The lack of re-clocking support for GeForce GTX 900 “Maxwell” GPUs and newer, which results in the NVIDIA GPUs being constrained to operating at their low boot-clock speeds, continues to be the major Nouveau barrier on the kernel driver side. For GTX 900 series graphics cards and newer, the Nouveau performance is in terrible shape. The GTX 600/700 series are getting on in years and may be manually re-clocked to their ideal clock frequencies by interested users using the command-line. Both the OpenGL and Vulkan Nouveau performance will continue to suffer significantly until this is resolved, and ultimately the PMU firmware issue complicating these efforts.

Anyone interested in following the development of the Nouveau NVK project can do so by visiting Nouveau’s Mesa NVK branch, where it is now centralised. This week, Jason Ekstrand with Collabora has been particularly busy in bringing up this Vulkan driver. Ekstrand will be a great contributor to NVK because he was one of the first developers when Intel started their ANV open source Vulkan driver and sustained that effort for years while still employed by the firm.

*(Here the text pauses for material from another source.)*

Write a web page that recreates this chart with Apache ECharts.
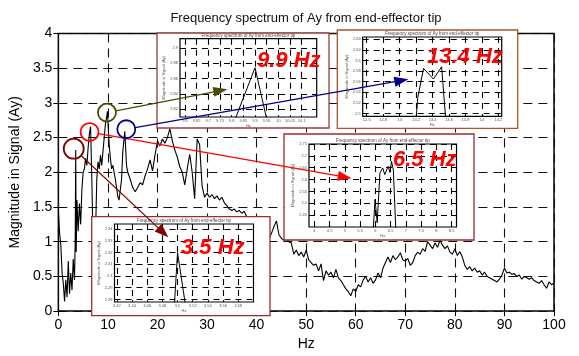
<!DOCTYPE html>
<html><head><meta charset="utf-8">
<script src="https://cdn.jsdelivr.net/npm/echarts@6/dist/echarts.min.js"></script>
<style>html,body{margin:0;padding:0;background:#fff}#c{width:579px;height:356px}</style>
</head><body><div id="c"></div>
<script>
// ---------------- DATA ----------------
const freq = [0,0.25,0.5,0.75,1,1.25,1.5,1.75,2,2.25,2.5,2.75,3,3.25,3.4,3.5,3.6,3.75,4,4.25,4.5,4.75,5,5.25,5.5,5.75,6,6.25,6.5,6.75,7,7.25,7.5,7.75,8,8.25,8.5,8.75,9,9.25,9.5,9.75,9.9,10.25,10.5,10.75,11,11.5,12,12.25,12.5,12.75,13,13.4,13.75,
14,14.5,15,15.5,16,16.5,17,17.5,18,18.5,19,19.5,20,20.5,21,21.5,22,22.5,23,23.5,24,24.5,25,25.5,26,26.5,27,27.5,28,28.5,29,29.5,
30,30.5,31,31.5,32,32.5,33,33.5,34,34.5,35,35.5,36,36.5,37,37.5,38,38.5,39,39.5,40,40.5,41,41.5,42,42.5,43,43.5,44,44.5,45,45.5,
46,46.5,47,47.5,48,48.5,49,49.5,50,50.5,51,51.5,52,52.5,53,53.5,54,54.5,55,55.5,56,56.5,57,57.5,58,58.5,59,59.5,60,60.5,61,61.5,
62,62.5,63,63.5,64,64.5,65,65.5,66,66.5,67,67.5,68,68.5,69,69.5,70,70.5,71,71.5,72,72.5,73,73.5,74,74.5,75,75.5,76,76.5,77,77.5,
78,78.5,79,79.5,80,80.5,81,81.5,82,82.5,83,83.5,84,84.5,85,85.5,86,86.5,87,87.5,88,88.5,89,89.5,90,90.5,91,91.5,92,92.5,93,93.5,
94,94.5,95,95.5,96,96.5,97,97.5,98,98.5,99,99.5,100];
const mag = [1.45,1.12,0.95,0.55,0.40,0.14,0.45,0.20,0.72,0.25,0.55,0.30,0.75,0.45,1.0,2.32,0.85,1.60,1.15,1.55,1.25,1.75,2.0,2.05,2.2,2.1,2.35,2.55,2.66,1.9,1.0,0.8,1.1,1.9,2.15,2.05,2.25,2.1,2.3,2.5,2.7,2.8,2.88,2.4,2.2,2.05,2.1,1.9,1.65,1.6,1.62,1.9,2.3,2.59,2.1,
2.0,1.9,1.78,1.72,1.78,1.85,1.82,1.95,2.05,2.18,2.02,2.25,2.45,2.38,2.48,2.42,2.50,2.63,2.45,2.32,2.22,2.08,2.0,1.82,2.05,2.26,2.0,1.62,2.48,2.40,1.80,1.64,
1.70,1.64,1.68,1.62,1.66,1.60,1.64,1.56,1.52,1.47,1.45,1.47,1.43,1.45,1.41,1.44,1.36,1.30,1.26,1.22,1.20,1.17,1.15,1.12,1.10,1.05,1.12,1.22,1.30,1.10,1.05,1.02,
1.04,1.00,0.98,0.82,0.88,0.80,0.85,0.78,0.88,0.74,0.70,0.66,0.68,0.58,0.68,0.44,0.58,0.52,0.56,0.48,0.60,0.48,0.44,0.38,0.32,0.28,0.22,0.32,0.28,0.38,0.35,0.45,
0.50,0.42,0.48,0.40,0.45,0.55,0.48,0.62,0.70,0.78,0.70,0.80,0.74,0.78,0.84,0.74,0.72,0.76,0.66,0.70,0.80,0.85,0.82,0.90,0.86,1.00,0.95,0.90,0.98,0.92,1.02,0.95,
0.90,0.94,0.85,0.82,0.90,0.80,0.86,0.78,0.66,0.60,0.64,0.58,0.62,0.56,0.58,0.52,0.56,0.50,0.48,0.46,0.44,0.42,0.46,0.52,0.62,0.55,0.56,0.53,0.54,0.50,0.52,0.46,
0.50,0.48,0.46,0.48,0.44,0.42,0.40,0.44,0.38,0.33,0.42,0.38,0.40];

// Inset data (zoomed spectra)
const insetA_freq = [9.8, 9.9, 10.0];
const insetA_mag  = [2.795, 2.874, 2.74];
const insetB_freq = [13.2, 13.22, 13.29, 13.41, 13.51, 13.58];
const insetB_mag  = [2.49, 2.53, 2.585, 2.565, 2.588, 2.45];
const insetC_freq = [5.93, 5.99, 6.06, 6.15, 6.24, 6.31, 6.42, 6.48, 6.53, 6.59, 6.67];
const insetC_mag  = [2.39, 2.516, 2.418, 2.628, 2.649, 2.621, 2.656, 2.63, 2.677, 2.64, 2.39];
const insetD_freq = [3.496, 3.5, 3.51];
const insetD_mag  = [2.277, 2.32, 2.277];

// Tick labels
const insetA_xTicks = [9.6, 9.65, 9.7, 9.75, 9.8, 9.85, 9.9, 9.95, 10, 10.05, 10.1];
const insetA_yTicks = [2.82, 2.84, 2.86, 2.88, 2.9];
const insetB_xTicks = [12.6, 12.8, 13, 13.2, 13.4, 13.6, 13.8, 14, 14.2];
const insetB_yTicks = [2.5, 2.52, 2.54, 2.56, 2.58, 2.6, 2.62, 2.64];
const insetC_xTicks = [4, 4.5, 5, 5.5, 6, 6.5, 7, 7.5, 8, 8.5];
const insetC_yTicks = [2.45, 2.5, 2.55, 2.6, 2.65, 2.7, 2.75];
const insetD_xTicks = [3.42, 3.44, 3.46, 3.48, 3.5, 3.52, 3.54, 3.56, 3.58];
const insetD_yTicks = [2.28, 2.29, 2.3, 2.31, 2.32, 2.33, 2.34];

const peakLabels = ['3.5 Hz', '6.5 Hz', '9.9 Hz', '13.4 Hz'];
const titleText = 'Frequency spectrum of Ay from end-effector tip';
const yName = 'Magnitude in Signal (Ay)';
const xName = 'Hz';

// ---------------- LAYOUT ----------------
const FONT = 'Liberation Sans, Arial, Helvetica, sans-serif';
const insets = [
  {grid:{left:180, top:38.7, width:136.7, height:78.3}, box:[157,33,172,95], boxColor:'#9a3c3c',
   xr:[9.579,10.164], yr:[2.8096,2.912], xt:insetA_xTicks, yt:insetA_yTicks, f:insetA_freq, m:insetA_mag,
   label:peakLabels[2], labelPos:[257,69]},
  {grid:{left:362.7, top:37, width:139, height:79.3}, box:[337.3,30,180.4,98.3], boxColor:'#b0532c',
   xr:[12.551,14.24], yr:[2.495,2.644], xt:insetB_xTicks, yt:insetB_yTicks, f:insetB_freq, m:insetB_mag,
   label:peakLabels[3], labelPos:[427,64.5]},
  {grid:{left:309, top:144, width:147.5, height:83}, box:[284,134,190,106], boxColor:'#a02a2a',
   xr:[3.825,8.66], yr:[2.40,2.75], xt:insetC_xTicks, yt:insetC_yTicks, f:insetC_freq, m:insetC_mag,
   label:peakLabels[1], labelPos:[393,168]},
  {grid:{left:114.5, top:224, width:139, height:78}, box:[91.7,216.7,178.3,99], boxColor:'#a02a2a',
   xr:[3.417,3.60], yr:[2.2778,2.3445], xt:insetD_xTicks, yt:insetD_yTicks, f:insetD_freq, m:insetD_mag,
   label:peakLabels[0], labelPos:[181,255.7]}
];

const fmt = v => String(parseFloat((+v).toFixed(4)));

const grids = [{left:58, top:33.5, width:496, height:284.2, show:true, borderColor:'#000', borderWidth:1.5, backgroundColor:'transparent', z:0}];
const xAxes = [
  {gridIndex:0, type:'value', min:0, max:100, interval:10, position:'bottom',
   axisLine:{show:false}, axisTick:{show:true, inside:true, length:5, lineStyle:{color:'#000'}},
   axisLabel:{fontSize:14, color:'#000', fontFamily:FONT, margin:7},
   splitLine:{show:true, lineStyle:{color:'#111', type:[9,6], width:1.1}},
   name:xName, nameLocation:'middle', nameGap:24, nameTextStyle:{fontSize:14, color:'#000', fontFamily:FONT}},
  {gridIndex:0, type:'value', min:0, max:100, interval:10, position:'top',
   axisLine:{show:false}, axisTick:{show:true, inside:true, length:5, lineStyle:{color:'#000'}},
   axisLabel:{show:false}, splitLine:{show:false}}
];
const yAxes = [
  {gridIndex:0, type:'value', min:0, max:4, interval:0.5, position:'left',
   axisLine:{show:false}, axisTick:{show:true, inside:true, length:5, lineStyle:{color:'#000'}},
   axisLabel:{fontSize:14, color:'#000', fontFamily:FONT, margin:6},
   splitLine:{show:true, lineStyle:{color:'#111', type:[9,6], width:1.1}},
   name:yName, nameLocation:'middle', nameGap:33, nameTextStyle:{fontSize:14, color:'#000', fontFamily:FONT}},
  {gridIndex:0, type:'value', min:0, max:4, interval:0.5, position:'right',
   axisLine:{show:false}, axisTick:{show:true, inside:true, length:5, lineStyle:{color:'#000'}},
   axisLabel:{show:false}, splitLine:{show:false}}
];
const series = [{
  type:'line', xAxisIndex:0, yAxisIndex:0, showSymbol:false, symbol:'none', z:2,
  lineStyle:{color:'#000', width:1.1}, data: freq.map((f,i)=>[f, mag[i]]), animation:false
}];
const graphics = [];

insets.forEach((ins, k) => {
  const gi = k + 1;
  const ai = xAxes.length;
  grids.push(Object.assign({show:true, borderColor:'#000', borderWidth:1.2, backgroundColor:'#fff', z:11}, ins.grid));
  xAxes.push({gridIndex:gi, type:'value', min:ins.xr[0], max:ins.xr[1], z:12, position:'bottom',
    axisLine:{show:false},
    axisTick:{show:true, inside:true, length:2, customValues:ins.xt, lineStyle:{color:'#000', width:0.8}},
    axisLabel:{customValues:ins.xt, fontSize:4, color:'#555', margin:2, fontFamily:FONT, formatter:fmt},
    splitLine:{show:true, lineStyle:{color:'#000', type:[6,5], width:1.1}},
    name:xName, nameLocation:'middle', nameGap:7, nameTextStyle:{fontSize:4, color:'#555', fontFamily:FONT}});
  yAxes.push({gridIndex:gi, type:'value', min:ins.yr[0], max:ins.yr[1], z:12, position:'left',
    axisLine:{show:false},
    axisTick:{show:true, inside:true, length:2, customValues:ins.yt, lineStyle:{color:'#000', width:0.8}},
    axisLabel:{customValues:ins.yt, fontSize:4, color:'#555', margin:2, fontFamily:FONT, formatter:fmt},
    splitLine:{show:true, lineStyle:{color:'#000', type:[6,5], width:1.1}},
    name:yName, nameLocation:'middle', nameGap:9, nameTextStyle:{fontSize:4, color:'#555', fontFamily:FONT}});
  series.push({type:'line', xAxisIndex:ai, yAxisIndex:ai, showSymbol:false, symbol:'none', z:13, clip:true,
    lineStyle:{color:'#000', width:1}, data: ins.f.map((f,i)=>[f, ins.m[i]]), animation:false});
  // outer white box
  graphics.push({type:'rect', z:10, shape:{x:ins.box[0], y:ins.box[1], width:ins.box[2], height:ins.box[3]},
    style:{fill:'#fff', stroke:ins.boxColor, lineWidth:1.3}});
  // inset title
  graphics.push({type:'text', z:14, style:{text:titleText, x:ins.grid.left + ins.grid.width/2, y:ins.grid.top - 3,
    align:'center', verticalAlign:'middle', font:'4.5px '+FONT, fill:'#444'}});
  // big peak label
  graphics.push({type:'text', z:15, style:{text:ins.label, x:ins.labelPos[0], y:ins.labelPos[1] - 7.7,
    align:'left', verticalAlign:'middle', font:'italic bold 22px '+FONT, fill:'#ff0000'}});
});

graphics.push({type:'text', z:15, style:{text:titleText, x:306, y:18, align:'center', verticalAlign:'middle',
  font:'13px '+FONT, fill:'#111'}});

const chart = echarts.init(document.getElementById('c'), null, {renderer:'canvas'});
chart.setOption({animation:false, backgroundColor:'#fff', grid:grids, xAxis:xAxes, yAxis:yAxes, series:series, graphic:graphics});

// annotations: circles around peaks (data coords) and arrows into insets
const annotations = [
  {center:[3.1,2.34], r:10, color:'#800000', tip:[168.3,237.3]},
  {center:[6.3,2.58], r:9, color:'#ff0000', tip:[351.7,178.3]},
  {center:[9.8,2.86], r:9, color:'#4a4a00', tip:[227.3,89.3]},
  {center:[13.7,2.62], r:9, color:'#00008b', tip:[408.3,79.3]}
];
const extra = [];
annotations.forEach(a => {
  const c = chart.convertToPixel({gridIndex:0}, a.center);
  const dx = a.tip[0]-c[0], dy = a.tip[1]-c[1], L = Math.hypot(dx,dy);
  const ux = dx/L, uy = dy/L, nx = -uy, ny = ux;
  const s = [c[0]+ux*a.r, c[1]+uy*a.r];
  const hl = 14, hw = 5;
  const base = [a.tip[0]-ux*hl, a.tip[1]-uy*hl];
  extra.push({type:'circle', z:20, shape:{cx:c[0], cy:c[1], r:a.r}, style:{fill:'none', stroke:a.color, lineWidth:1.8}});
  extra.push({type:'line', z:20, shape:{x1:s[0], y1:s[1], x2:base[0]+ux*2, y2:base[1]+uy*2}, style:{stroke:a.color, lineWidth:1.2}});
  extra.push({type:'polygon', z:20, shape:{points:[a.tip, [base[0]+nx*hw, base[1]+ny*hw], [base[0]-nx*hw, base[1]-ny*hw]]}, style:{fill:a.color}});
});
chart.setOption({graphic: graphics.concat(extra)});
</script>
</body></html>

This week, NVK saw the inclusion of more format capabilities, Maxwell fixes, zeroing of client memory objects, support for creating linear images, numerous bug patches, and a number of other improvements. We can only hope that NVK development keeps moving forward at full-speed so that it will be prepared for Linux gamers by the time the Nouveau DRM re-clocking issue is resolved, most likely through NVIDIA GSP (GPU System Processor) integration.